Gather from the material every line that contains the string "chart".

** begin Information provided **

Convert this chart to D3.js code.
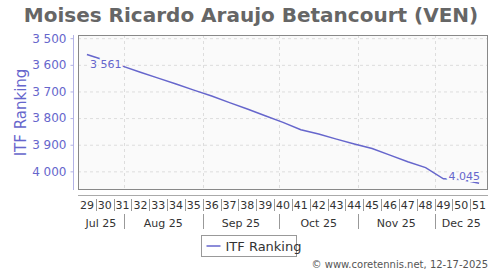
<!DOCTYPE html>
<html>
<head>
<meta charset="utf-8">
<script src="https://cdn.jsdelivr.net/npm/d3@7"></script>
<style>
  body { margin: 0; background: #fff; }
  svg { font-family: "DejaVu Sans", Verdana, sans-serif; }
</style>
</head>
<body>
<svg id="chart" width="500" height="270"></svg>
<script>
// ISO week numbers and ITF ranking
const weeks = [29, 30, 31, 32, 33, 34, 35, 36, 37, 38, 39, 40, 41, 42, 43, 44, 45, 46, 47, 48, 49, 50, 51];
const ranks = [3561, 3583, 3605, 3628, 3650, 3672, 3695, 3717, 3742, 3766, 3791, 3816, 3844, 3860, 3879, 3897, 3914, 3939, 3964, 3986, 4028, 4031, 4045];
const yTicks = [3500, 3600, 3700, 3800, 3900, 4000];
const monthLabels = ["Jul 25", "Aug 25", "Sep 25", "Oct 25", "Nov 25", "Dec 25"];

const purple = "#6666cc";
const svg = d3.select("#chart");
const plot = { left: 78, right: 488, top: 35, bottom: 190 };

// Monday of an ISO week in 2025 (week 1 starts Dec 30 2024)
function weekStart(w) {
    return d3.timeDay.offset(new Date(2024, 11, 30), (w - 1) * 7);
}
function weekMid(w) {
    return d3.timeHour.offset(weekStart(w), 84);
}

const x = d3.scaleTime()
    .domain([weekStart(29), weekStart(52)])
    .range([plot.left, plot.right]);
const y = d3.scaleLinear()
    .domain([3488, 4070])
    .range([plot.top, plot.bottom]);

const fmt = d3.formatLocale({ decimal: ".", thousands: " ", grouping: [3], currency: ["", ""] }).format(",");

// Title
svg.append("text")
    .attr("x", 251).attr("y", 22)
    .attr("text-anchor", "middle")
    .attr("font-size", 20).attr("font-weight", "bold")
    .attr("fill", "#666")
    .text("Moises Ricardo Araujo Betancourt (VEN)");

// Plot background
svg.append("rect")
    .attr("x", plot.left).attr("y", plot.top)
    .attr("width", plot.right - plot.left).attr("height", plot.bottom - plot.top)
    .attr("fill", "#fafafa");

// Horizontal grid
svg.append("g").selectAll("line")
    .data(yTicks)
    .join("line")
    .attr("x1", plot.left).attr("x2", plot.right)
    .attr("y1", d => y(d) + 0.5).attr("y2", d => y(d) + 0.5)
    .attr("stroke", "#dddddd").attr("stroke-dasharray", "3,3");

// Month boundaries inside the domain
const monthStarts = d3.timeMonth.range(x.domain()[0], x.domain()[1]);
svg.append("g").selectAll("line")
    .data(monthStarts)
    .join("line")
    .attr("x1", d => Math.round(x(d)) + 0.5).attr("x2", d => Math.round(x(d)) + 0.5)
    .attr("y1", plot.top).attr("y2", plot.bottom)
    .attr("stroke", "#dddddd").attr("stroke-dasharray", "3,3");

// Plot border
svg.append("rect")
    .attr("x", plot.left + 0.5).attr("y", plot.top + 0.5)
    .attr("width", plot.right - plot.left - 1).attr("height", plot.bottom - plot.top - 1)
    .attr("fill", "none").attr("stroke", "#888").attr("stroke-width", 1);

// Y axis
const yAxis = d3.axisLeft(y).tickValues(yTicks).tickFormat(fmt).tickSize(3).tickPadding(4);
const gy = svg.append("g")
    .attr("transform", "translate(73.5,0)")
    .call(yAxis);
gy.select(".domain").attr("stroke", "#b3b3e6").attr("d", `M0,${plot.top}V${plot.bottom}`);
gy.selectAll(".tick line").attr("stroke", "#b3b3e6");
gy.selectAll(".tick text")
    .attr("fill", purple).attr("font-size", 12)
    .attr("font-family", "DejaVu Sans, sans-serif");

svg.append("text")
    .attr("transform", `translate(26,${(plot.top + plot.bottom) / 2}) rotate(-90)`)
    .attr("text-anchor", "middle")
    .attr("font-size", 15)
    .attr("fill", purple)
    .text("ITF Ranking");

// X axis: line, week labels and separators
svg.append("line")
    .attr("x1", plot.left).attr("x2", plot.right)
    .attr("y1", 195.5).attr("y2", 195.5)
    .attr("stroke", "#aaa");

svg.append("g").selectAll("text")
    .data(weeks)
    .join("text")
    .attr("x", d => x(weekMid(d)))
    .attr("y", 209)
    .attr("text-anchor", "middle")
    .attr("font-size", 11)
    .attr("fill", "#333")
    .text(d => d);

svg.append("g").selectAll("line")
    .data(weeks.slice(1))
    .join("line")
    .attr("x1", d => Math.round(x(weekStart(d))) + 0.5).attr("x2", d => Math.round(x(weekStart(d))) + 0.5)
    .attr("y1", 199).attr("y2", 211)
    .attr("stroke", "#999");

// Month labels centred on the visible part of each month
const monthEdges = [x.domain()[0], ...monthStarts, x.domain()[1]];
svg.append("g").selectAll("text")
    .data(monthLabels)
    .join("text")
    .attr("x", (d, i) => (x(monthEdges[i]) + x(monthEdges[i + 1])) / 2)
    .attr("y", 227)
    .attr("text-anchor", "middle")
    .attr("font-size", 11)
    .attr("fill", "#333")
    .text(d => d);

svg.append("g").selectAll("line")
    .data(monthStarts)
    .join("line")
    .attr("x1", d => Math.round(x(d)) + 0.5).attr("x2", d => Math.round(x(d)) + 0.5)
    .attr("y1", 214).attr("y2", 229)
    .attr("stroke", "#999");

// Ranking line
const line = d3.line()
    .x((d, i) => x(weekMid(weeks[i])))
    .y(d => y(d));
svg.append("path")
    .datum(ranks)
    .attr("d", line)
    .attr("fill", "none")
    .attr("stroke", purple)
    .attr("stroke-width", 1.5);

// Data labels on first and last point, with a halo
const last = ranks.length - 1;
const labels = [
    { v: ranks[0], x: x(weekMid(weeks[0])) + 3, y: y(ranks[0]) + 14, anchor: "start" },
    { v: ranks[last], x: x(weekMid(weeks[last])) + 1, y: y(ranks[last]) - 3, anchor: "end" }
];
svg.append("g").selectAll("text")
    .data(labels)
    .join("text")
    .attr("x", d => d.x).attr("y", d => d.y)
    .attr("text-anchor", d => d.anchor)
    .attr("font-size", 11)
    .attr("fill", purple)
    .attr("stroke", "#fafafa").attr("stroke-width", 4)
    .attr("paint-order", "stroke")
    .text(d => fmt(d.v));

// Legend
const lg = svg.append("g").attr("transform", "translate(201.5,235.5)");
lg.append("rect")
    .attr("width", 95).attr("height", 21)
    .attr("fill", "#fff").attr("stroke", "#999");
lg.append("line")
    .attr("x1", 5).attr("x2", 19).attr("y1", 10.5).attr("y2", 10.5)
    .attr("stroke", purple).attr("stroke-width", 1.5);
lg.append("text")
    .attr("x", 24).attr("y", 15)
    .attr("font-size", 13)
    .attr("fill", "#333")
    .text("ITF Ranking");

// Footer
svg.append("text")
    .attr("x", 488).attr("y", 268)
    .attr("text-anchor", "end")
    .attr("font-size", 10)
    .attr("fill", "#555")
    .text("\u00a9 www.coretennis.net, 12-17-2025");
</script>
</body>
</html>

** end Information provided **

■ **Expected answer**
Convert this chart to D3.js code.
<svg id="chart" width="500" height="270"></svg>
const svg = d3.select("#chart");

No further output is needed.